The primary takeaways of the meeting, should there actually be anything other than a reaffirmation of the status quo, will be the inclusion of policymakers noting the news around rising inflation. We expect the FOMC policy statement will include the observation that inflation has increased “notably” even as the economy has strengthened.
Should the Federal Reserve mention the delta variant in the statement or should Chairman Jerome Powell go out of his way to identify it as a material risk to the economic outlook, we could see the market retest recent lows in the U.S. 10-year Treasury yield. In that case, market participants would adjust their expectations around the pace and magnitude of the widely expected tapering of the Fed’s $120 billion per month in asset purchases.

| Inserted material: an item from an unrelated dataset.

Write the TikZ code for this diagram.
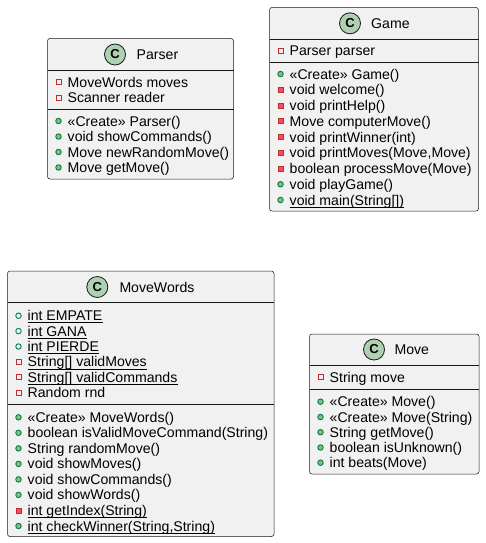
\documentclass[tikz,border=0pt]{standalone}
\usepackage{fontspec}
\setmainfont{Liberation Sans}
\definecolor{boxfill}{HTML}{F1F1F1}
\definecolor{boxline}{HTML}{181818}
\definecolor{spotfill}{HTML}{ADD1B2}
\definecolor{privline}{HTML}{C82930}
\definecolor{privfill}{HTML}{F24D5C}
\definecolor{publine}{HTML}{038048}
\definecolor{pubfill}{HTML}{84BE84}
\tikzset{
  umlbox/.style={draw=boxline, line width=0.5pt, fill=boxfill, rounded corners=2.5pt},
  sepline/.style={draw=boxline, line width=0.5pt},
  spot/.style={circle, draw=boxline, line width=0.8pt, fill=spotfill, minimum size=21pt, inner sep=0pt, font=\fontsize{13}{13}\selectfont\bfseries},
  titletext/.style={anchor=base west, inner sep=0pt, font=\fontsize{14.1}{16}\selectfont},
  memtext/.style={anchor=base west, inner sep=0pt, font=\fontsize{14.1}{16}\selectfont},
  icon/.style={inner sep=0pt, line width=0.9pt, minimum size=5pt},
  privf/.style={rectangle, draw=privline},
  privm/.style={rectangle, draw=privline, fill=privfill},
  pubf/.style={circle, draw=publine, minimum size=5.5pt},
  pubm/.style={circle, draw=publine, fill=pubfill, minimum size=5.5pt},
  ulstyle/.style={line width=0.8pt, draw=black}
}
\newcommand\umem[5]{%
  \node[icon,#4] (#1i) at ({#2+11},{#3}) {};
  \node[memtext] (#1) at ({#2+20},{#3+5}) {#5};
}
\newcommand\uline[1]{\draw[ulstyle] ([yshift=-2pt]#1.base west) -- ([yshift=-2pt]#1.base east);}
\begin{document}
\begin{tikzpicture}[x=1pt,y=-1pt]
\useasboundingbox (0,0) rectangle (485,543);
% ---------------- Parser ----------------
\draw[umlbox] (47.5,38.5) rectangle (233.5,179);
\draw[sepline] (47.5,70.7) -- (233.5,70.7);
\draw[sepline] (47.5,109.3) -- (233.5,109.3);
\node[spot] (ps) at (115,54.5) {C};
\node[titletext] (pt) at (136.5,59.5) {Parser};
\umem{pa1}{47.5}{82.3}{privf}{MoveWords moves}
\umem{pa2}{47.5}{97.8}{privf}{Scanner reader}
\umem{pm1}{47.5}{121}{pubm}{«Create» Parser()}
\umem{pm2}{47.5}{136.5}{pubm}{void showCommands()}
\umem{pm3}{47.5}{152}{pubm}{Move newRandomMove()}
\umem{pm4}{47.5}{167.5}{pubm}{Move getMove()}
% ---------------- Game ----------------
\draw[umlbox] (269.5,7.5) rectangle (478.5,211);
\draw[sepline] (269.5,39.3) -- (478.5,39.3);
\draw[sepline] (269.5,62) -- (478.5,62);
\node[spot] (gs) at (350,23.3) {C};
\node[titletext] (gt) at (371,28.3) {Game};
\umem{ga1}{269.5}{51}{privf}{Parser parser}
\umem{gm1}{269.5}{74}{pubm}{«Create» Game()}
\umem{gm2}{269.5}{89.75}{privm}{void welcome()}
\umem{gm3}{269.5}{105.5}{privm}{void printHelp()}
\umem{gm4}{269.5}{121.25}{privm}{Move computerMove()}
\umem{gm5}{269.5}{137}{privm}{void printWinner(int)}
\umem{gm6}{269.5}{152.75}{privm}{void printMoves(Move,Move)}
\umem{gm7}{269.5}{168.5}{privm}{boolean processMove(Move)}
\umem{gm8}{269.5}{184.25}{pubm}{void playGame()}
\umem{gm9}{269.5}{200}{pubm}{void main(String[])}
\uline{gm9}
% ---------------- MoveWords ----------------
\draw[umlbox] (7.5,271) rectangle (274,536.5);
\draw[sepline] (7.5,302.7) -- (274,302.7);
\draw[sepline] (7.5,404.3) -- (274,404.3);
\node[spot] (ws) at (97.3,287) {C};
\node[titletext] (wt) at (119.3,292) {MoveWords};
\umem{wa1}{7.5}{315.7}{pubf}{int EMPATE}
\uline{wa1}
\umem{wa2}{7.5}{331.1}{pubf}{int GANA}
\uline{wa2}
\umem{wa3}{7.5}{346.5}{pubf}{int PIERDE}
\uline{wa3}
\umem{wa4}{7.5}{361.9}{privf}{String[] validMoves}
\uline{wa4}
\umem{wa5}{7.5}{377.3}{privf}{String[] validCommands}
\uline{wa5}
\umem{wa6}{7.5}{392.7}{privf}{Random rnd}
\umem{wm1}{7.5}{417.3}{pubm}{«Create» MoveWords()}
\umem{wm2}{7.5}{432.8}{pubm}{boolean isValidMoveCommand(String)}
\umem{wm3}{7.5}{448.4}{pubm}{String randomMove()}
\umem{wm4}{7.5}{463.9}{pubm}{void showMoves()}
\umem{wm5}{7.5}{479.4}{pubm}{void showCommands()}
\umem{wm6}{7.5}{494.9}{pubm}{void showWords()}
\umem{wm7}{7.5}{510.5}{privm}{int getIndex(String)}
\uline{wm7}
\umem{wm8}{7.5}{526}{pubm}{int checkWinner(String,String)}
\uline{wm8}
% ---------------- Move ----------------
\draw[umlbox] (309.5,334) rectangle (479,474);
\draw[sepline] (309.5,365.7) -- (479,365.7);
\draw[sepline] (309.5,389.3) -- (479,389.3);
\node[spot] (ms) at (374,349.5) {C};
\node[titletext] (mt) at (394.3,354.5) {Move};
\umem{ma1}{309.5}{377.3}{privf}{String move}
\umem{mm1}{309.5}{401.7}{pubm}{«Create» Move()}
\umem{mm2}{309.5}{417}{pubm}{«Create» Move(String)}
\umem{mm3}{309.5}{432.2}{pubm}{String getMove()}
\umem{mm4}{309.5}{447.5}{pubm}{boolean isUnknown()}
\umem{mm5}{309.5}{462.7}{pubm}{int beats(Move)}
\end{tikzpicture}
\end{document}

In some respects, the rise of the variants will present the Fed with the opportunity to postpone a more in-depth discussion around tapering that many market participants would like to see take place at the Kansas City Fed’s symposium on monetary policy at Jackson Hole, Wyo., next month.

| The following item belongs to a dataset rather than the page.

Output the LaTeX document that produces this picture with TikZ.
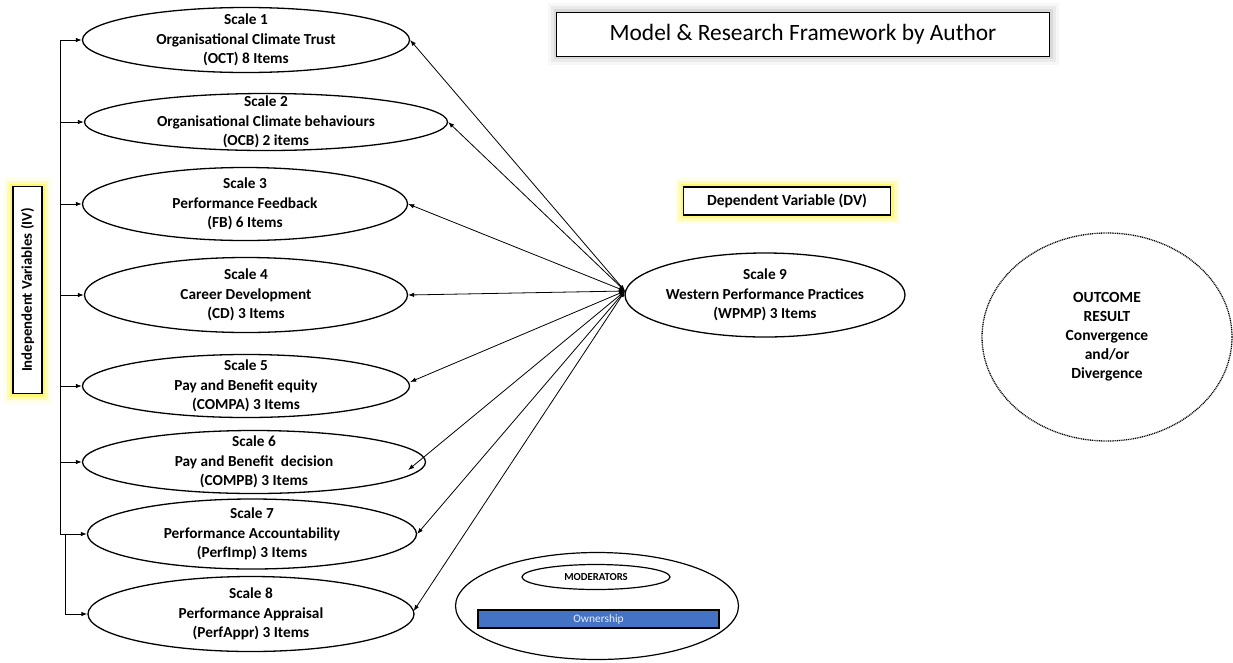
\documentclass[tikz,border=0pt]{standalone}
\usepackage{fontspec}
\setmainfont{Carlito}
\usetikzlibrary{shapes.geometric,arrows.meta,calc}
\definecolor{barblue}{RGB}{68,114,196}

\begin{document}
\begin{tikzpicture}[x=1pt,y=-1pt,
  scalebox/.style={draw, ellipse, line width=1.3pt, inner sep=0pt},
  lbl/.style={font=\bfseries\fontsize{15.3}{19.5}\selectfont, align=center, inner sep=0pt},
  arr/.style={-{Latex[length=6pt,width=4.5pt]}, line width=0.9pt},
  dbl/.style={{Latex[length=6pt,width=4.5pt]}-{Latex[length=6pt,width=4.5pt]}, line width=0.8pt},
  glowY/.style={preaction={draw=yellow!60, line width=18pt, draw opacity=0.15},
                preaction={draw=yellow!70, line width=12pt, draw opacity=0.3},
                preaction={draw=yellow!80, line width=6pt, draw opacity=0.5}},
  glowG/.style={preaction={draw=black, line width=18pt, draw opacity=0.03},
                preaction={draw=black, line width=12pt, draw opacity=0.05},
                preaction={draw=black, line width=6pt, draw opacity=0.07}},
  tagbox/.style={draw, fill=white, line width=1.2pt, inner sep=0pt},
]
\useasboundingbox (0,0) rectangle (1233,662);

% title
\node[tagbox, glowG, line width=1pt, minimum width=493pt, minimum height=44pt,
      font=\fontsize{23.4}{26}\selectfont] (title) at (803,34) {Model \& Research Framework by Author};

% independent variable scales
\node[scalebox, minimum width=327pt, minimum height=65pt,
      label={[lbl]center:{Scale 1\\Organisational Climate Trust\\(OCT) 8 Items}}] (s1) at (246,40) {};
\node[scalebox, minimum width=363pt, minimum height=57pt,
      label={[lbl]center:{Scale 2\\Organisational Climate behaviours\\(OCB) 2 items}}] (s2) at (266,122) {};
\node[scalebox, minimum width=325pt, minimum height=73pt,
      label={[lbl]center:{Scale 3\\Performance Feedback\\(FB) 6 Items}}] (s3) at (245,204) {};
\node[scalebox, minimum width=323pt, minimum height=75pt,
      label={[lbl]center:{Scale 4\\Career Development\\(CD) 3 Items}}] (s4) at (246,295) {};
\node[scalebox, minimum width=327pt, minimum height=63pt,
      label={[lbl]center:{Scale 5\\Pay and Benefit equity\\(COMPA) 3 Items}}] (s5) at (246,386) {};
\node[scalebox, minimum width=343pt, minimum height=63pt,
      label={[lbl]center:{Scale 6\\Pay and Benefit\ \ decision\\(COMPB) 3 Items}}] (s6) at (254,462) {};
\node[scalebox, minimum width=329pt, minimum height=70pt,
      label={[lbl]center:{Scale 7\\Performance Accountability\\(PerfImp) 3 Items}}] (s7) at (252,534) {};
\node[scalebox, minimum width=326pt, minimum height=75pt,
      label={[lbl]center:{Scale 8\\Performance Appraisal\\(PerfAppr) 3 Items}}] (s8) at (251,614) {};

% dependent variable
\node[scalebox, minimum width=280pt, minimum height=84pt,
      label={[lbl]center:{Scale 9\\Western Performance Practices\\(WPMP) 3 Items}}] (s9) at (765,295) {};
\node[tagbox, glowY, minimum width=207pt, minimum height=28pt,
      font=\bfseries\fontsize{15.5}{18}\selectfont] (dv) at (787,201) {Dependent Variable (DV)};

% independent variables tag
\node[tagbox, glowY, rotate=90, minimum width=207pt, minimum height=29pt,
      font=\bfseries\fontsize{14.8}{17}\selectfont] (iv) at (27.5,290) {Independent Variables (IV)};

% outcome
\node[draw, ellipse, line width=1.3pt, dash pattern=on 1pt off 0.8pt, inner sep=0pt,
      minimum width=250pt, minimum height=208pt,
      label={[lbl, font=\bfseries\fontsize{15.5}{19}\selectfont]center:{OUTCOME\\RESULT\\Convergence\\and/or\\Divergence}}] (out) at (1107,337) {};

% moderators
\node[draw, ellipse, line width=1.2pt, inner sep=0pt, minimum width=283pt, minimum height=107pt] (mod) at (597,606) {};
\node[draw, ellipse, line width=1.2pt, inner sep=0pt, minimum width=148pt, minimum height=25pt,
      font=\bfseries\fontsize{10.7}{12}\selectfont] (modt) at (596,577) {MODERATORS};
\node[draw, fill=barblue, line width=1.1pt, inner sep=0pt, minimum width=241pt, minimum height=18pt,
      text=white!90!barblue, font=\fontsize{11.4}{13}\selectfont] (own) at (598.5,619) {Ownership};

% left bracket feeding the scales
\coordinate (spine) at (60,40);
\coordinate (spineb) at (65,534);
\draw[line width=0.9pt] (spine) -- (spine |- s7.west);
\foreach \s in {s1,s2,s3,s4,s5,s6,s7}
  \draw[arr] (spine |- \s.west) -- (\s.west);
\draw[arr] (spineb) -- (spineb |- s8.west) -- (s8.west);

% links between the scales and scale 9
\coordinate (hub) at (625,291);
\draw[dbl] (hub) -- (s1.east);
\draw[dbl] (hub) -- (s2.east);
\draw[dbl] (hub) -- (s3.east);
\draw[dbl] (hub) -- (s4.east);
\draw[dbl] (hub) -- ($(s5.east)+(0,-4)$);
\draw[dbl] (hub) -- ($(s6.east)+(-18,8)$);
\draw[dbl] (hub) -- (s7.east);
\draw[dbl] (hub) -- ($(s8.east)+(-1,-3)$);
\end{tikzpicture}
\end{document}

We do not expect any change in the policy rate; technical changes to interest on excess reserves or the overnight reverse repurchase rate; or any changes to the forward guidance. Since there will be no Summary of Economic Projections issued at this meeting, there will be no update on the dot plot or implied rate forecast.
Powell’s recent congressional testimony increased expectations that the central bank may choose to introduce an asymmetrical policy bias around inflationary risks.
That is, it would adopt a more hawkish stance on its preparation to adjust the pace of asset purchases, its forward guidance or the federal funds rate. But with the rise of the coronavirus variants,
Powell has a ready-made reason to wait until the September meeting at the earliest to introduce such an asymmetric policy bias and focus on accommodative policy in support of financial conditions.
Labor market conditions are not aligned with the Fed’s target on maximum sustainable employment and overall employment is still roughly 6.7 million jobs short of the pre-pandemic level. The committee will continue to note that it will keep the policy rate at zero and asset purchases where they are until there has been “substantial further progress” toward the central bank’s goals.